Let $C$ be a linear code with parity check matrix $H$. Then $d(C) = d$ if and only if every set of $d − 1$ columns of $H$ is linearly independent and some set of $d$ columns of $H$ is linearly dependent.
The proof in my script works as follows:
Let $v \in C$ and $i_1, ..., i_u$ be the non-zero components of $v$. Then, the columns $i_1, ..., i_u$ of the parity check matrix must be linear independent. When we choose a vector of weight $d$ for $v$, we receive $d$ linear independent columns of $H$. On the other hand, the condition $u \ge d$ must hold if you can always pick $d-1$ linear independent columns.
I really don't see how this proof works.
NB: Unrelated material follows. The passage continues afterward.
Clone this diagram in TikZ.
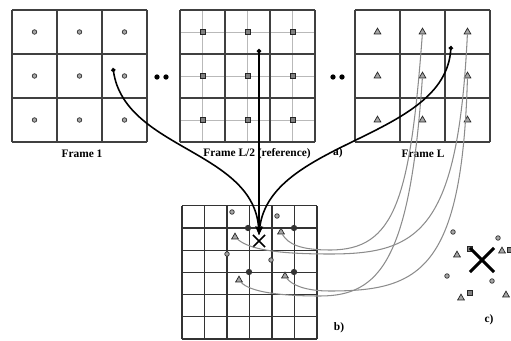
\documentclass[tikz,border=0pt]{standalone}
\usepackage{fontspec}
\setmainfont{Liberation Serif}
\usetikzlibrary{arrows.meta,shapes.geometric,shapes.misc}

\begin{document}
\begin{tikzpicture}[x=0.02cm, y=0.02cm, >=Stealth,
  every node/.style={font=\fontsize{6.5}{8}\selectfont\bfseries},
  pcirc/.style={circle, draw=black!80, fill=black!35, inner sep=0pt, minimum size=2.6pt},
  psq/.style={rectangle, draw=black!85, fill=black!50, inner sep=0pt, minimum size=2.8pt},
  ptri/.style={regular polygon, regular polygon sides=3, draw=black!85, fill=black!35, inner sep=0pt, minimum size=4.4pt},
  pblk/.style={circle, fill=black!80, inner sep=0pt, minimum size=3.6pt},
  gapdot/.style={circle, fill=black, inner sep=0pt, minimum size=3pt},
  framegrid/.style={black!75, line width=0.9pt},
  trail/.style={black!45, line width=0.6pt},
  mv/.style={{Circle[length=2.4pt]}-{Stealth[length=5pt]}, line width=0.9pt}]
\useasboundingbox (0,-341) rectangle (511,0);
% frames a)
\draw[gray!55, line width=0.5pt, shift={(202.5,-120)}, xstep=45, ystep=44] (-22.5,-22) grid (112.5,110);
\draw[framegrid, shift={(12,-142)}, xstep=45, ystep=44] (0,0) grid (135.1,132.1);
\draw[framegrid, shift={(180,-142)}, xstep=45, ystep=44] (0,0) grid (135.1,132.1);
\draw[framegrid, shift={(355,-142)}, xstep=45, ystep=44] (0,0) grid (135.1,132.1);
\node[pcirc] (f11) at (34.5,-32) {};\node[pcirc] (f12) at (79.5,-32) {};\node[pcirc] (f13) at (124.5,-32) {};
\node[pcirc] (f21) at (34.5,-76) {};\node[pcirc] (f22) at (79.5,-76) {};\node[pcirc] (f23) at (124.5,-76) {};
\node[pcirc] (f31) at (34.5,-120) {};\node[pcirc] (f32) at (79.5,-120) {};\node[pcirc] (f33) at (124.5,-120) {};
\node[psq] (m11) at (202.5,-32) {};\node[psq] (m12) at (247.5,-32) {};\node[psq] (m13) at (292.5,-32) {};
\node[psq] (m21) at (202.5,-76) {};\node[psq] (m22) at (247.5,-76) {};\node[psq] (m23) at (292.5,-76) {};
\node[psq] (m31) at (202.5,-120) {};\node[psq] (m32) at (247.5,-120) {};\node[psq] (m33) at (292.5,-120) {};
\node[ptri] (tl11) at (377.5,-32) {};\node[ptri] (tl12) at (422.5,-32) {};\node[ptri] (tl13) at (467.5,-32) {};
\node[ptri] (tl21) at (377.5,-76) {};\node[ptri] (tl22) at (422.5,-76) {};\node[ptri] (tl23) at (467.5,-76) {};
\node[ptri] (tl31) at (377.5,-120) {};\node[ptri] (tl32) at (422.5,-120) {};\node[ptri] (tl33) at (467.5,-120) {};
\node[gapdot] (g1) at (157,-77) {};\node[gapdot] (g2) at (166,-77) {};
\node[gapdot] (g3) at (333,-77) {};\node[gapdot] (g4) at (342,-77) {};
\node (lab1) at (82,-154) {Frame 1};
\node (labm) at (257,-154) {Frame L/2 (reference)};
\node (labl) at (423,-154) {Frame L};
\node (laba) at (338,-153) {a)};
% frame b)
\draw[black!80, line width=0.6pt, shift={(182,-339)}, xstep=22.5, ystep=22.2] (0,0) grid (135.1,133.3);
\node[pcirc] (bc1) at (232,-212) {};\node[pcirc] (bc2) at (277,-216) {};
\node[pcirc] (bc3) at (227,-254) {};\node[pcirc] (bc4) at (271,-260) {};
\node[pblk] (bs1) at (248,-228) {};\node[pblk] (bs2) at (294,-228) {};
\node[pblk] (bs3) at (249,-272) {};\node[pblk] (bs4) at (294,-272) {};
\node[ptri] (bt1) at (235,-237) {};\node[ptri] (bt2) at (281,-232) {};
\node[ptri] (bt3) at (239,-280) {};\node[ptri] (bt4) at (285,-276) {};
\node[draw, cross out, line width=0.9pt, minimum size=6pt, inner sep=0pt] (xb) at (259,-241) {};
\node (labb) at (339,-328) {b)};
% c)
\node[pcirc] (cc1) at (453,-232) {};\node[pcirc] (cc2) at (498,-238) {};
\node[pcirc] (cc3) at (447,-276) {};\node[pcirc] (cc4) at (492,-281) {};
\node[psq, minimum size=3.2pt] (cs1) at (470,-249) {};\node[psq, minimum size=3.2pt] (cs2) at (470,-293) {};
\node[psq, minimum size=3.2pt] (cs3) at (510,-250) {};
\node[ptri] (ct1) at (457,-255) {};\node[ptri] (ct2) at (502,-251) {};
\node[ptri] (ct3) at (461,-298) {};\node[ptri] (ct4) at (506,-295) {};
\node[draw, cross out, line width=1.8pt, minimum size=12pt, inner sep=0pt] (xc) at (482,-260) {};
\node (labc) at (489,-320) {c)};
% trajectories of frame L blocks
\draw[trail] (tl12) .. controls (410,-200) and (395,-250) .. (330,-250) .. controls (300,-250) and (288,-244) .. (bt2);
\draw[trail] (tl13) .. controls (458,-230) and (420,-254) .. (330,-254) .. controls (280,-254) and (250,-250) .. (bt1);
\draw[trail] (tl22) .. controls (410,-260) and (380,-296) .. (320,-296) .. controls (280,-296) and (250,-292) .. (bt3);
\draw[trail] (tl23) .. controls (462,-270) and (420,-291) .. (330,-291) .. controls (305,-291) and (292,-285) .. (bt4);
% motion vectors
\coordinate (tgt) at (259,-235);
\coordinate (tip1) at (113,-68);
\coordinate (tipm) at (259,-49);
\coordinate (tipl) at (451,-46);
\draw[mv] (tip1) .. controls (125,-150) and (255,-150) .. (tgt);
\draw[mv] (tipm) -- (tgt);
\draw[mv] (tipl) .. controls (445,-140) and (268,-140) .. (tgt);
\end{tikzpicture}
\end{document}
I understand why the columns $i_1, ..., i_u$ of the parity check matrix must be linear independent when they are the non-zero components of $v$, but the rest of the proof doesn't tell me anything.
The rest of the proof states exactly the opposite of the first part. Consider you have a group of $u<d$ columns of $H$, denoted as $i_1....i_u$, and that they're linear dependent. Therefore you have a group of $k$ different columns that adds up to zero, when $k\le u<d$. You can assemble a new code word $v\in C$ with weight $k$, by taking the $k$ indices as the nonzero indices of the code word. Now, take any code word $v_1\in C$, then $v_1 + v \in C$. Hence: $d(v_1+v,v_1) = k < d$.